Managing birthdays and inflated expectations
It shows up before noon, spread out on the front lawn like an oversized, rubber area rug. I look to the darkening sky and am told I have to help. None of the heavy lifting, mind you. I’m put into service locating an accessible electrical outlet to plug in the motorized thing that causes the inflation. This is why I can’t be entrusted with anything mechanical. This is why the man in charge tells me: “Stand back.”
Within hours, this inflatable water slide, this sloshing circus, is covered with children under age 10. There should be a warning for all adults in the proximity of such activity: Stand back.
Has no one yet harnessed the power of a child’s birthday party? MLGW would do well to hook one to the grid, the resulting kilowatts generated from a dozen children amped up on sugary cake frosting and juice boxes, and encouraged to climb, bounce, slide, run and repeat, could power several of the outlying suburbs for a day.
Birthday parties can be as grand or as intimate as you, the parent, want them to be. OK, this is not completely true. We were tethered to the whims of an 8-year-old event planner the way that two-story, inflatable water slide was tethered to my front lawn.
The weeks (months?) leading up to Genevieve’s birthday were ones fraught with ideas, lists, diagrams, imagining, second-guessing and not a little drama. Her mother has become an expert at managing expectations and setting boundaries. Months out, the idea that there might be a sleepover for a dozen and/or a carriage ride, the acquisition of a fleet of Segways and/or a winged horse, were all brought to the table. As the days grew closer, though, the focus was narrowed and plans were etched in stone. Or, anyway, in malleable clay.

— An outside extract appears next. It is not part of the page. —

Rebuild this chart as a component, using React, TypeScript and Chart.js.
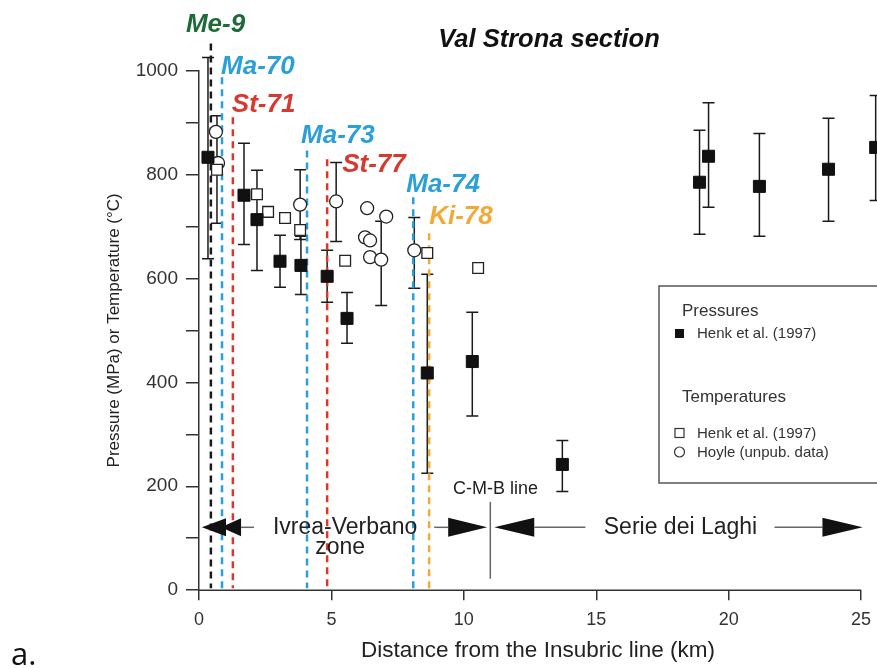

We’ve planned them all over the years — the party at a themed restaurant with animatronic puppets that we’ll call “Dante’s Inferno,” a bowling lane party, backyard bounce house, the simple sleepover, cake in a public park and drive-in movies.
Disclosure: when I say “we” planned them, it is the royal “we” as I am wisely left out of such high-level meetings. If up to me, the party would have been held at the Belmont Grill with just Genevieve and me. I would have sprung for a burger and steak fries, and she would’ve been allowed as many refills of sweet tea as desired. Happy birthday!
Late that afternoon, the threatening skies have cleared and the attendees are on hour two of climbing the inflatable ladder and cascading down its waterfall into a shallow pool of tepid water, grass clippings, mud and who knows what else. It is also hour two of that water running off into the yard, which is now a designated wetland, my neighbors watching with increased dread as the flood encroaches on their property lines.
My own birthday is approaching. I’ll be 45 and I don’t expect an inflatable water slide or blue-tinged sheet cake or party favors. In fact, I’d be happy with a simple burger, steak fries and an adult beverage at the Belmont. Oh, and a lowered utility bill to offset the recent costs of an inflatable water slide, blue-tinged sheet cake and party favors.